The playcalling down the stretch was simply awful. The coach who has said that the perfect game would be 50 rushes just refused to run the ball. It is certainly true that the Packers had limited success on the ground tonight. But Ryan Grant finally broke a couple of runs and then we stopped running altogether. Even if we had to settle for 2-yard gains, at the end of the game that would have been worth it. We just needed to keep our defense off the field.
I think we saw some old Brett Favre tonight, too. Not only on the interception that would determine the outcome of the game, but also on the throw to James Jones, when Favre threw into triple coverage in order to move the ball down the field. On the interceptions in overtime, Favre had Ryan Grant, his checkdown, wide open with nobody in front of him. This has been Favre’s best season, in my view, but he pressed tonight and it cost us.
Two closing ironies: The Packers, who not only found a running game during the second half of the season but found a dominant running game, failed to run the ball. And on September 15, I made a $25 future bet that the Packers would win the NFC Championship.
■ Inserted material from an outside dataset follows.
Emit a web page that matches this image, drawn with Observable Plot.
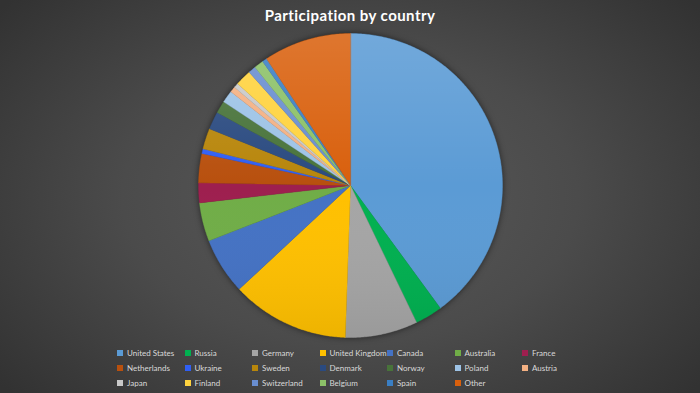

I didn’t mention it because I didn’t want to jinx myself. Oh well.
We’ll have lots more in the coming days about the game, the playcalling, the future and the draft. Stay tuned.
And one more irony: I will be in Arizona for four days to cover the Super Bowl. Nice.
UPDATE: Let me add that I think the Giants played very well, other than the two missed field goals. As poor as the Packer playcalling was, the Giants playcalling was excellent. Kevin Gilbride kept the Packer defense guessing all day and when the Packers failed to make adjustments to the Giants’ first-half gameplan, the Giants pressed on with great success. Congratulations to the Giants.